A Wall Street Journal story on Southwestern Baptist Theological Seminary shocks by revealing what is really happening at the seminary: betraying principle in pursuit of enrollment and dollars.
SBC elites pushing narrative of generational change and resistance to Donald Trump, but the evidence suggest young evangelicals remain conservative despite the efforts of the ERLC, Russell Moore.
When the Wall Street Journal writes about the Southern Baptist Convention it is worth reading. A story by Ian Lovett made news in two ways: It reveals the priorities of the new administration of Southwestern Baptist Theological Seminary and it reveals how desperate SBC elites are to promote the idea that young evangelicals are drifting away from conservative politics. Both items are revealing and, sadly, dangerous.
First, the new administration wants to turn the seminary from its conservative roots into a bland culture-pleasing corporation. According to the new president, “My immediate predecessor envisioned this being more like Buffalo Bill’s Wild West Show,” he said in an interview. “I want people to think more like Southwest Airlines. A happy place. A national brand.”
A national brand.
And what’s a national brand best at? Harvesting dollars from the public.
Oh, but the venal motives become clearer as you read the story. Declining enrollment sparked a crisis and the school is reaching out to women with a change in emphasis. According to the WSJ report,
“Dr. Patterson’s dramatic exit convulsed the Southern Baptist Convention, turning the school into a nexus of the continuing debate over women’s role in the church.

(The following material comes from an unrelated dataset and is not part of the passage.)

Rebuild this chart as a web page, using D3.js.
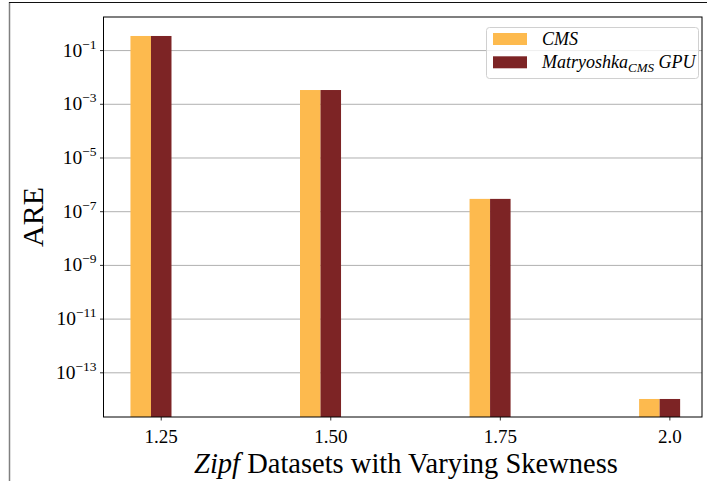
<!DOCTYPE html>
<html lang="en">
<head>
<meta charset="UTF-8">
<title>ARE vs Zipf skewness</title>
<script src="https://d3js.org/d3.v7.min.js"></script>
<style>
  body { margin: 0; background: #fff; }
  svg { display: block; }
  text { font-family: "Liberation Serif", "DejaVu Serif", serif; fill: #000; }
  .grid line { stroke: #b0b0b0; stroke-width: 1; }
</style>
</head>
<body>
<div id="chart"></div>
<script>
// Data
const categories = ['1.25', '1.50', '1.75', '2.0'];
const cmsValues = [0.35, 0.0034, 3.0e-7, 1.06e-14];
const matryoshkaValues = [0.35, 0.0034, 3.0e-7, 1.06e-14];
const yTickExponents = [-1, -3, -5, -7, -9, -11, -13];
const seriesNames = ['CMS', 'Matryoshka'];
const seriesColors = ['#fdba4e', '#7d2425'];

const width = 707, height = 481;
const plot = { left: 103.5, right: 702, top: 17, bottom: 417 };
const barW = 0.121; // in category units

const svg = d3.select('#chart').append('svg')
  .attr('width', width).attr('height', height);

// outer frame of the screenshot
svg.append('line').attr('x1', 9.5).attr('x2', 9.5).attr('y1', 2).attr('y2', height)
  .attr('stroke', '#808080').attr('stroke-width', 1.5);
svg.append('line').attr('x1', 9).attr('x2', width).attr('y1', 2.5).attr('y2', 2.5)
  .attr('stroke', '#111').attr('stroke-width', 1.2);

const x = d3.scaleLinear().domain([-0.28, 3.25]).range([plot.left, plot.right]);
const y = d3.scaleLog().domain([Math.pow(10, -14.646), Math.pow(10, 0.251)]).range([plot.bottom, plot.top]);

const yTicks = yTickExponents.map(e => Math.pow(10, e));

// gridlines
svg.append('g').attr('class', 'grid')
  .selectAll('line').data(yTicks).enter().append('line')
  .attr('x1', plot.left).attr('x2', plot.right)
  .attr('y1', d => y(d)).attr('y2', d => y(d));

// bars
const series = [cmsValues, matryoshkaValues];
series.forEach((vals, s) => {
  svg.append('g').selectAll('rect').data(vals).enter().append('rect')
    .attr('x', (d, i) => x(i + (s - 1) * barW))
    .attr('width', x(barW) - x(0))
    .attr('y', d => y(d))
    .attr('height', d => plot.bottom - y(d))
    .attr('fill', seriesColors[s]);
});

// spines
svg.append('rect')
  .attr('x', plot.left).attr('y', plot.top)
  .attr('width', plot.right - plot.left).attr('height', plot.bottom - plot.top)
  .attr('fill', 'none').attr('stroke', '#000').attr('stroke-width', 1);

// y axis ticks + labels
const yAxis = svg.append('g');
yTicks.forEach((t, k) => {
  const yy = y(t);
  yAxis.append('line').attr('x1', plot.left - 3.5).attr('x2', plot.left)
    .attr('y1', yy).attr('y2', yy).attr('stroke', '#000').attr('stroke-width', 0.8);
  const txt = yAxis.append('text').attr('x', plot.left - 7).attr('y', yy + 6)
    .attr('text-anchor', 'end').style('font-size', '19.5px');
  txt.append('tspan').text('10');
  txt.append('tspan').attr('dy', -8).style('font-size', '13.5px').text('\u2212' + Math.abs(yTickExponents[k]));
});

// x axis ticks + labels (tick sits at the centre of the second bar)
const xAxis = svg.append('g');
categories.forEach((c, i) => {
  const xx = x(i + barW / 2);
  xAxis.append('line').attr('x1', xx).attr('x2', xx)
    .attr('y1', plot.bottom).attr('y2', plot.bottom + 3.5)
    .attr('stroke', '#000').attr('stroke-width', 0.8);
  xAxis.append('text').attr('x', xx).attr('y', plot.bottom + 26)
    .attr('text-anchor', 'middle').style('font-size', '19px').text(c);
});

// axis titles
svg.append('text')
  .attr('transform', 'translate(43,' + ((plot.top + plot.bottom) / 2) + ') rotate(-90)')
  .attr('text-anchor', 'middle').style('font-size', '30px').text('ARE');

const xt = svg.append('text').attr('x', 406).attr('y', 473)
  .attr('text-anchor', 'middle').style('font-size', '28.5px');
xt.append('tspan').style('font-style', 'italic').text('Zipf');
xt.append('tspan').text(' Datasets with Varying Skewness');

// legend
const lg = svg.append('g');
lg.append('rect').attr('x', 486.5).attr('y', 27.5).attr('width', 212).attr('height', 51)
  .attr('rx', 3).attr('fill', '#fff').attr('fill-opacity', 0.8)
  .attr('stroke', '#d0d0d0').attr('stroke-width', 1);
seriesNames.forEach((n, s) => {
  const yy = 33 + s * 23.3;
  lg.append('rect').attr('x', 493).attr('y', yy).attr('width', 34).attr('height', 12)
    .attr('fill', seriesColors[s]);
  const t = lg.append('text').attr('x', 542).attr('y', yy + 12)
    .style('font-size', '18px').style('font-style', 'italic');
  t.append('tspan').text(n);
  if (s === 1) {
    t.append('tspan').attr('dy', 4).style('font-size', '13px').text('CMS');
    t.append('tspan').attr('dy', -4).text(' GPU');
  }
});
</script>
</body>
</html>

“Karen Swallow Prior, a Southern Baptist professor at Liberty University, said Dr. Patterson’s ouster was a step toward changing ‘the misogynistic, sexist culture of the SBC.’ She added that there is “’a dramatic shift” among younger evangelicals who are more eager “to embrace the idea of women as leaders, both in the church and in the culture.’”
And the WSJ makes it clear, that the move is already paying off for Southwestern and the new administration. It reports,
“New enrollment this fall is up 33% over the previous three years. One of the new students is Jacki King, a minister to women at her Arkansas church who transferred to Southwestern this year. She said the shifting tone on gender is what drew her.”

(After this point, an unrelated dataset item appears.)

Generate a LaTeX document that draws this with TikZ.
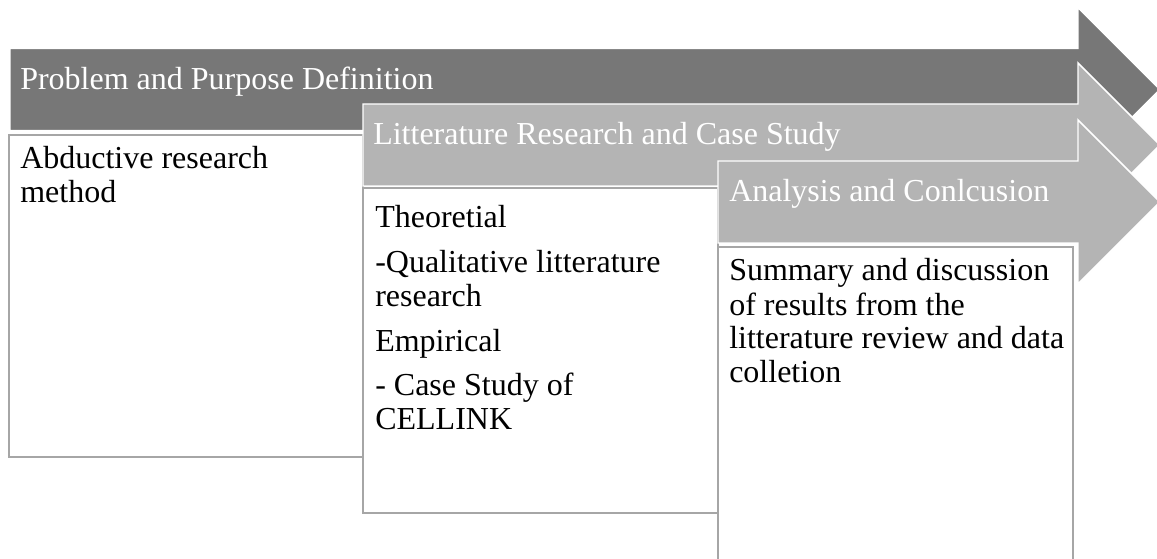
\documentclass[tikz,border=0pt]{standalone}
\usepackage{fontspec}
\setmainfont{Liberation Serif}
\definecolor{phasedark}{RGB}{119,119,119}
\definecolor{phaselight}{RGB}{180,180,180}
\definecolor{boxline}{RGB}{166,166,166}
\tikzset{
    phasearrow/.style={fill=#1, draw=white, line width=1.1pt},
    phasebox/.style={fill=white, draw=boxline, line width=1.9pt},
    phaselabel/.style={anchor=base west, inner sep=0pt, text=white, font=\fontsize{24pt}{25.5pt}\selectfont},
    boxtext/.style={anchor=base west, inner sep=0pt, align=left, font=\fontsize{24pt}{25.5pt}\selectfont}
}
\begin{document}
\begin{tikzpicture}[x=0.75pt, y=-0.75pt]
        \useasboundingbox (0,0) rectangle (1157,559);

        % Problem and Purpose
        % Define the arrow
        \filldraw[phasearrow=phasedark] (10,48.5) -- (1078,48.5) -- (1078,7.5) -- (1160,89.5) -- (1078,171.5) -- (1078,130.5) -- (10,130.5) -- cycle;
        \node[phaselabel] (probdef) at (20,90) {Problem and Purpose Definition};
        % Define the box (text placed by its last line)
        \draw[phasebox] (9,135) rectangle (363,457);
        \node[boxtext] (abduct) at (20,203) {Abductive research\\method};

        % Litterature
        % Define the arrow
        \filldraw[phasearrow=phaselight] (363,104) -- (1078,104) -- (1078,63) -- (1160,145) -- (1078,227) -- (1078,186) -- (363,186) -- cycle;
        \node[phaselabel] (litres) at (373,145) {Litterature Research and Case Study};
        % Define the box
        \draw[phasebox] (363,188) rectangle (718,513);
        \node[boxtext] (theory) at (375,430) {Theoretial\\[8pt]-Qualitative litterature\\research\\[8pt]Empirical\\[8pt]- Case Study of\\CELLINK};

        % Analysis
        % Define the arrow
        \filldraw[phasearrow=phaselight] (718,161) -- (1078,161) -- (1078,120) -- (1160,202) -- (1078,284) -- (1078,243) -- (718,243) -- cycle;
        \node[phaselabel] (anaconc) at (729,202) {Analysis and Conlcusion};
        % Define the box
        \draw[phasebox] (718,247) rectangle (1073,580);
        \node[boxtext] (summary) at (729,383) {Summary and discussion\\of results from the\\litterature review and data\\colletion};
    \end{tikzpicture}
\end{document}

And that’s the whole point. Not to put too fine a point on it, but enrollment=dollars. That’s the future of your SBC seminaries. Only, this pragmatism won’t work out so well. It never does. It will come with consequences. Every compromise does.
Don’t miss the politics in the WSJ story. It is always about Donald Trump for evangelical elites who despise the president.
The Wall Street Journal article revealed the underlying political spin coming out of elite evangelicalism. The elites don’t like Donald Trump, so evangelicalism must change. The way it will change is that the youth provide the future. And that hope was repeated in the WSJ article:
“While older evangelicals have become a political force preaching traditional values, younger ones are deviating from their parents on issues like same-sex marriage, Israel, the role of women, and support for President Trump.”
Only, that’s not what is really happening. The data shows the opposite.
Young evangelicals seem to behave a lot like older evangelicals. Even Vox published an essay on this topic. Under the helpful title: “Younger evangelicals look an awful lot like older evangelicals post-2016: Despite some interesting recent anecdotes, surveys show young evangelicals to be much more conservative than others of their generation.”
Bible believing Christians don’t vote Democrat. And that is despite Russell Moore’s best efforts to undermine Donald Trump and the Republican Party.
Even on same-sex marriage, the data shows something far more complex at work. The authors of the Vox essay explain that young evangelicals are shifting on same-sex marriage, but, “Young evangelicals are much more conservative on same-sex marriage than other young voters.”
They suggest cultural change is driving this and not theology.
This may in fact be true. However, it might be time for conservative evangelicals to question if the embrace of libertarian principles is driving this trend. Has conservative commitment to the individual and markets gone too far and encouraged this shifting view of something as fundamental as the family? And, isn’t this shifting view dangerous for not only society but the orthodoxy of the church?
On the other issues, such as Israel, evangelical professors are doing their best to encourage the anti-Semitic BDS movement, but so far, that hasn’t manifested itself in changes for how evangelicals view the state of Israel or most foreign policy issues.
As for the role of women, that is a theological and not political issue. However, even the most confused on the matter like SBC president J.D. Greear who insanely tweeted about tearing down all hierarchy, doesn’t think women should hold the role of pastor.
Which shows most of this emphasis on women as leaders in the SBC is more about rhetoric than actually handing over power. It is an attempt to preserve power not share it.
In the end, the SBC’s elites are trying to compromise on politics and are making it clear they are sort-of compromising on the place and role of women. And doing all of this in the pursuit of dollars and numbers.